SA’s junior miners feel marginalised by regulations: SRK

PARTNERS at SRK Consulting, a consulting engineering firm, said junior miners were being marginalised by South Africa’s Mining Charter as they were being treated as if they were the same as established mining companies.

Speaking earlier this month at the Junior Indaba, a conference, SRK Consulting principal geologist and partner at SRK, Mark Wanless said: “They would like smaller firms and start-ups to be exempt from BEE [black economic empowerment] requirements, as having a large BEE shareholder with limited funding capacity is a big hurdle when seeking capital funding from investors”.

“The DMR [Department of Mineral Resources] has no usable portal where explorers or investors can find out who requires which prospecting licenses, and what licences are available,” he said. “The application process is quite opaque, time-consuming and expensive; previously, it was possible to get a prospecting license for a nominal fee on the same day.”

According to SRK (SA) partner and principal mining engineer Marcin Wertz, it was significant that junior mining companies had recently formed their own alternative association to champion their interests.

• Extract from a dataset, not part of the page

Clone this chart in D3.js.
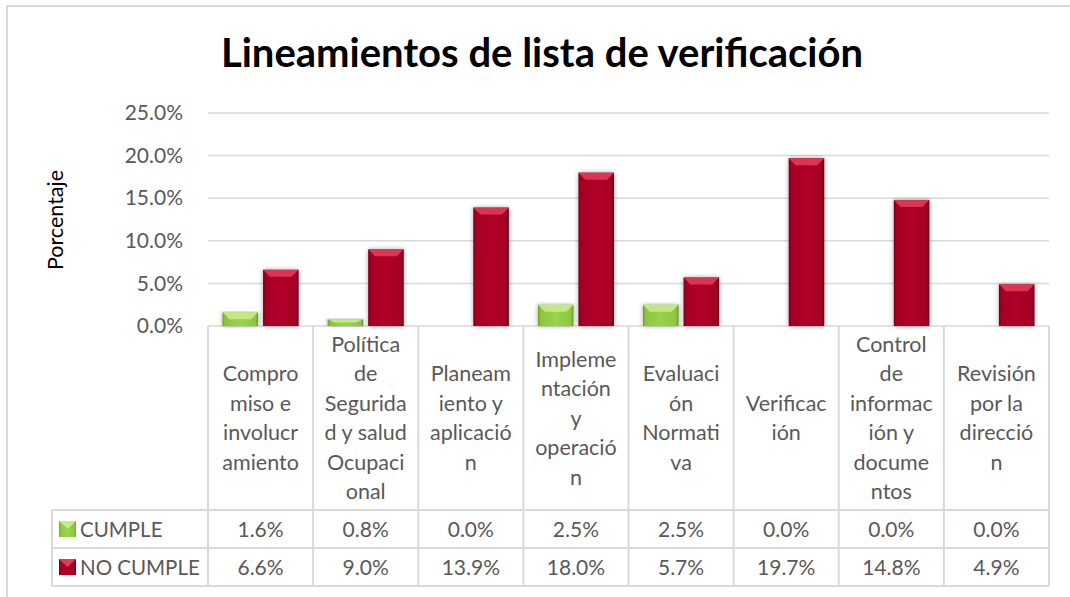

“This is a sign that they feel their voices are not being heard, and that the stakeholders currently negotiating the Mining Charter do not represent them,” he said. “They see today’s large mine companies as representing global players who have options elsewhere, the trade unions as serving their employed constituents rather than potential new entrants to the labour market, and government as being ideologically opposed to free enterprise.”